==== Items

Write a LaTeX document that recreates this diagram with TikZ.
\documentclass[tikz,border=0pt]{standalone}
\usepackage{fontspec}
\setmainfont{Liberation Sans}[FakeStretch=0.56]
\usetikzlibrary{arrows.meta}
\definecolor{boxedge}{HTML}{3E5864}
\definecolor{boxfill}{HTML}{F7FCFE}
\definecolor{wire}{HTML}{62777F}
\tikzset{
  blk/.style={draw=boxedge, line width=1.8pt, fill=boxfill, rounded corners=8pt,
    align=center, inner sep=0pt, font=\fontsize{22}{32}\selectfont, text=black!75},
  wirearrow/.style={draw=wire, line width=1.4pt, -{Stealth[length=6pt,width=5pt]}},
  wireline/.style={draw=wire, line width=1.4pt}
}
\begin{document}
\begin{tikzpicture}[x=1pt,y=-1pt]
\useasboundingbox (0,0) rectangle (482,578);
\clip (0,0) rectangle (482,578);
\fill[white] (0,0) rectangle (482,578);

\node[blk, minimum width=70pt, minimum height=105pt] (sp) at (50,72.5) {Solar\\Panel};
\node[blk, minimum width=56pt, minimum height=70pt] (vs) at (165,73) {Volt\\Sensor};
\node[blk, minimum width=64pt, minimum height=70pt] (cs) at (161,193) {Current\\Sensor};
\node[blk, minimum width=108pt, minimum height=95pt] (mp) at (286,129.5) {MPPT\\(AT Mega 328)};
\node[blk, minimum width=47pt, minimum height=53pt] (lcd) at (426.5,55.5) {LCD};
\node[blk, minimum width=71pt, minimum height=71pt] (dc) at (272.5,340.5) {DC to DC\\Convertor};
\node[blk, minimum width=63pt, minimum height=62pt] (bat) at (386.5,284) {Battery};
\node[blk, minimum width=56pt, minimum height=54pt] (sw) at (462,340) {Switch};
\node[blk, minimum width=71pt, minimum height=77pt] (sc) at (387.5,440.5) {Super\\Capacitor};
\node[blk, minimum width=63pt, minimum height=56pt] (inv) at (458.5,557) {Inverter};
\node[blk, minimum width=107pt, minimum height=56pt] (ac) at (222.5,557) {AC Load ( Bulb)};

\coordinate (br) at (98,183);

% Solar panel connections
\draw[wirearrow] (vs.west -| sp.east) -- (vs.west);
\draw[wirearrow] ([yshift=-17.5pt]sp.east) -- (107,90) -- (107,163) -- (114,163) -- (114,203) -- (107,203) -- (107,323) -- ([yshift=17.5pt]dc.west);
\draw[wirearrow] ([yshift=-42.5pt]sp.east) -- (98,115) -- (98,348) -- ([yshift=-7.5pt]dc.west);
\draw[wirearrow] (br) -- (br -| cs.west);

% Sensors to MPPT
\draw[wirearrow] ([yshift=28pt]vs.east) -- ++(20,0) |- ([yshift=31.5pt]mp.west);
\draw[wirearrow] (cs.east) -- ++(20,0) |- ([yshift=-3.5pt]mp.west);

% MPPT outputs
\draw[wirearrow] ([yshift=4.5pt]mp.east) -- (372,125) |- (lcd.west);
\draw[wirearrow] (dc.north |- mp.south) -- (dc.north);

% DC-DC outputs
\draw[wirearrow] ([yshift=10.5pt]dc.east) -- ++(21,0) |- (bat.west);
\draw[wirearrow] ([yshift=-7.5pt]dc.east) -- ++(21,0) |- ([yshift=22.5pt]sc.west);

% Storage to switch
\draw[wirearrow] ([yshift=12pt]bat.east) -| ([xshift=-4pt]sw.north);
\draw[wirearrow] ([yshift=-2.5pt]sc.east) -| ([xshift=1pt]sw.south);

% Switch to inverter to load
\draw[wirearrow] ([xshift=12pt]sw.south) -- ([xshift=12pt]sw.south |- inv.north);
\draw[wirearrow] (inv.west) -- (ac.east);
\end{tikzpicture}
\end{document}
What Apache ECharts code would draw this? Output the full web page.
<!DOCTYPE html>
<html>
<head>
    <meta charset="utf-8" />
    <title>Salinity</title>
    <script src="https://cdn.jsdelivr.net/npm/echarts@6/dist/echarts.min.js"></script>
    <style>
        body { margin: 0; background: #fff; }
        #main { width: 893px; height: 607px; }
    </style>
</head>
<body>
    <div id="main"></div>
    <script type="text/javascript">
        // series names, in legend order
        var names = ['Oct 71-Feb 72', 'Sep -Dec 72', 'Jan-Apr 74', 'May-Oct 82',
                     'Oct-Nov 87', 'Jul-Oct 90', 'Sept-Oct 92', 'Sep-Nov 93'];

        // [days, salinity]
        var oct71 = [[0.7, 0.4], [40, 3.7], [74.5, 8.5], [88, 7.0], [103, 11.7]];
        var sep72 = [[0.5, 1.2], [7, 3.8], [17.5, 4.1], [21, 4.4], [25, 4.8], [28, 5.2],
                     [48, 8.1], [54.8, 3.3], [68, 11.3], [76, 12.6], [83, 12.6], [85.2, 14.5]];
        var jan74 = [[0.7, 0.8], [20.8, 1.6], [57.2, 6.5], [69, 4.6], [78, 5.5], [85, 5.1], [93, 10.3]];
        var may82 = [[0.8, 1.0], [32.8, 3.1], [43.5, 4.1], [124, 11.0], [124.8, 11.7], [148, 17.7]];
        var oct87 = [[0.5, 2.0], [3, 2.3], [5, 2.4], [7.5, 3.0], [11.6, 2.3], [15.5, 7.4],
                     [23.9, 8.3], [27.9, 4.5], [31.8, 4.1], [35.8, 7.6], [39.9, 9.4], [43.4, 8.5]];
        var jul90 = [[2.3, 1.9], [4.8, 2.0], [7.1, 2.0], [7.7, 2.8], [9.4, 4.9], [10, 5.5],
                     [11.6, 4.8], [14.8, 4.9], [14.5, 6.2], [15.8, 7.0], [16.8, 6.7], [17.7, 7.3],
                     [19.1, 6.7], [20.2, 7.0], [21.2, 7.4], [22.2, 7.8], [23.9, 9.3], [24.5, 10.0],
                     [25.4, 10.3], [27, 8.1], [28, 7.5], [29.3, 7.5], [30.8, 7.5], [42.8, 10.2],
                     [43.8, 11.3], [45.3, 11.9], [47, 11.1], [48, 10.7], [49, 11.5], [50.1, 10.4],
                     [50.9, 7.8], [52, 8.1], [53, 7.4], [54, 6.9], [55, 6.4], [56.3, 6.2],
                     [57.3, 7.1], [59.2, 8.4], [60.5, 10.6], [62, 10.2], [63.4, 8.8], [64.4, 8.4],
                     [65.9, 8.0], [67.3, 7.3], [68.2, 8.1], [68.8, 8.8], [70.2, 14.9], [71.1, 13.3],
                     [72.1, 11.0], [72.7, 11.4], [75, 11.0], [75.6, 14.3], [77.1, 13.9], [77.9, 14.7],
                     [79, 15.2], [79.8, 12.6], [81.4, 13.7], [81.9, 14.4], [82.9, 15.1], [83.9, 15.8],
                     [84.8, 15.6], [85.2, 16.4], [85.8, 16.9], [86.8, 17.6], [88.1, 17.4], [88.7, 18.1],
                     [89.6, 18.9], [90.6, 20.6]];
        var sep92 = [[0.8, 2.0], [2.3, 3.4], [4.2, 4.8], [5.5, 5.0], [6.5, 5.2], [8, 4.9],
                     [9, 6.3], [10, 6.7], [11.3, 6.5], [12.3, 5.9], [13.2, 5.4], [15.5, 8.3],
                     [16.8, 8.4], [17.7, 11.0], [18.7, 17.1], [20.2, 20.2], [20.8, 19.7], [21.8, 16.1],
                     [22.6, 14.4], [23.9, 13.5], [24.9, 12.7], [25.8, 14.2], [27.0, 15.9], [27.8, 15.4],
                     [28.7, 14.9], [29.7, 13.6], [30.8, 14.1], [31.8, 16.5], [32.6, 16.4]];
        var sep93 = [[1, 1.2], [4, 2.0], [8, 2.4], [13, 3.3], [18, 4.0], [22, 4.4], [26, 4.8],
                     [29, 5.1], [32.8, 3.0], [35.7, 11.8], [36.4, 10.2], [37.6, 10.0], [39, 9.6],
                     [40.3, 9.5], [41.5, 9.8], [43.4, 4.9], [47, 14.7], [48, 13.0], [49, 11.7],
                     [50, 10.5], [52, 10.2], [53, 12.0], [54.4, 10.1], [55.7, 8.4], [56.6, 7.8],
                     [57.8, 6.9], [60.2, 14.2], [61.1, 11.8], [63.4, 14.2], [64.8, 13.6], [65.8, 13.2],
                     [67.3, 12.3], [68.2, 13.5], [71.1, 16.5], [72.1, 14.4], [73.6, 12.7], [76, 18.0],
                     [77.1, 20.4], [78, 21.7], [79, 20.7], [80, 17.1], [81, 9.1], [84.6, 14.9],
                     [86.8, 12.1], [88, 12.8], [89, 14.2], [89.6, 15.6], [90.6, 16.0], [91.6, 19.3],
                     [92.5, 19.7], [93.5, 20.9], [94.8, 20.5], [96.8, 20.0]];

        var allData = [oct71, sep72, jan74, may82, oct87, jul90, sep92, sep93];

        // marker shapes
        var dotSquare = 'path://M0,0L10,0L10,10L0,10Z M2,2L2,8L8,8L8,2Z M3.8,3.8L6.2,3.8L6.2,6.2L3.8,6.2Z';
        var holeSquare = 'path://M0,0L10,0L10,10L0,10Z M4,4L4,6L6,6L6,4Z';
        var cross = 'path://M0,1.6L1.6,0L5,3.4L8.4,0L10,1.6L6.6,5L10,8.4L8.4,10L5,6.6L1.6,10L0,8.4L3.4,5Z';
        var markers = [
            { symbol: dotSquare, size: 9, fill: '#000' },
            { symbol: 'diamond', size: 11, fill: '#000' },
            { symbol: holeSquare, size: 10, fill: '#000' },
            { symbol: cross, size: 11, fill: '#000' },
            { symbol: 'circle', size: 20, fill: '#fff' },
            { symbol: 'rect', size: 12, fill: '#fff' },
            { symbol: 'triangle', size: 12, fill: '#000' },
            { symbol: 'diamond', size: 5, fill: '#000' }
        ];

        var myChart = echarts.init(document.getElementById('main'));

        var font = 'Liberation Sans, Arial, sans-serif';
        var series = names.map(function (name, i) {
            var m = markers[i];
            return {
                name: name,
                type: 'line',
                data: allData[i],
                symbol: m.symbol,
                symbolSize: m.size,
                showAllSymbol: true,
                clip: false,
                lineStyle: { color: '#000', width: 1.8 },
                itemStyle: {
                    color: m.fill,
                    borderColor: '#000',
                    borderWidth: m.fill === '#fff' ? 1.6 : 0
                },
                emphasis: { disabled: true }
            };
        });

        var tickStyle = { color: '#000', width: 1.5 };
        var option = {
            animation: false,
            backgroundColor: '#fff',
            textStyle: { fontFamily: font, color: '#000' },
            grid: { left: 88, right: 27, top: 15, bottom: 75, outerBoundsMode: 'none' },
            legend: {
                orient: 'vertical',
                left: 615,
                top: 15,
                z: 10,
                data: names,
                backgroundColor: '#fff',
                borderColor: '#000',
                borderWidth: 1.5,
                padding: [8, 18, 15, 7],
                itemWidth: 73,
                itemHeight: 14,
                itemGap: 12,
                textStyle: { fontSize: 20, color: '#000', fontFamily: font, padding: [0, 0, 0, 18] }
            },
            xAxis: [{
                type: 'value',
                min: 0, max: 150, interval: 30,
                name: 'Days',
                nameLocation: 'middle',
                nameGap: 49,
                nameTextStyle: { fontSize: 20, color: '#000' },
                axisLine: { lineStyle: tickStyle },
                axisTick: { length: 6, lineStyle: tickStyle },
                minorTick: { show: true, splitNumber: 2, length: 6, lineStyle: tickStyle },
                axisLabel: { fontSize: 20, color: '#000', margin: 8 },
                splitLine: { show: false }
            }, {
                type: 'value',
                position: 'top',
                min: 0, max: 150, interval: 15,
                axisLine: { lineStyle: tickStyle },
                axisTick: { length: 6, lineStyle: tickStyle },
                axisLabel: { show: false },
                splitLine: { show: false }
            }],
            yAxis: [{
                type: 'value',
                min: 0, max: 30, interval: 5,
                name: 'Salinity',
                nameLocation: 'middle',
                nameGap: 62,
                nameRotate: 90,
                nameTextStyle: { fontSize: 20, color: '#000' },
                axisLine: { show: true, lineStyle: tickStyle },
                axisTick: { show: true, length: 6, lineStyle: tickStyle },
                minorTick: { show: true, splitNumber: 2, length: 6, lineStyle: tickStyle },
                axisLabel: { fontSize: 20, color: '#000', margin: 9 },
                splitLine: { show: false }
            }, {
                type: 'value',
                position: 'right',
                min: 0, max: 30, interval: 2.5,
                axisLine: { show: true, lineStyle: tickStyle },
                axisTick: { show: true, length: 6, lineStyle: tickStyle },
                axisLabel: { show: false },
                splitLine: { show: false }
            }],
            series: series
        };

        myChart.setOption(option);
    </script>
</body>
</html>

========

**What to produce**
In the listing above, locate the line containing "What Apache ECharts" and the line containing "92', 'Sep-Nov 93'];". Transcribe those two lines and everything between them, exactly as written.

**Written solution**
What Apache ECharts code would draw this? Output the full web page.
<!DOCTYPE html>
<html>
<head>
    <meta charset="utf-8" />
    <title>Salinity</title>
    <script src="https://cdn.jsdelivr.net/npm/echarts@6/dist/echarts.min.js"></script>
    <style>
        body { margin: 0; background: #fff; }
        #main { width: 893px; height: 607px; }
    </style>
</head>
<body>
    <div id="main"></div>
    <script type="text/javascript">
        // series names, in legend order
        var names = ['Oct 71-Feb 72', 'Sep -Dec 72', 'Jan-Apr 74', 'May-Oct 82',
                     'Oct-Nov 87', 'Jul-Oct 90', 'Sept-Oct 92', 'Sep-Nov 93'];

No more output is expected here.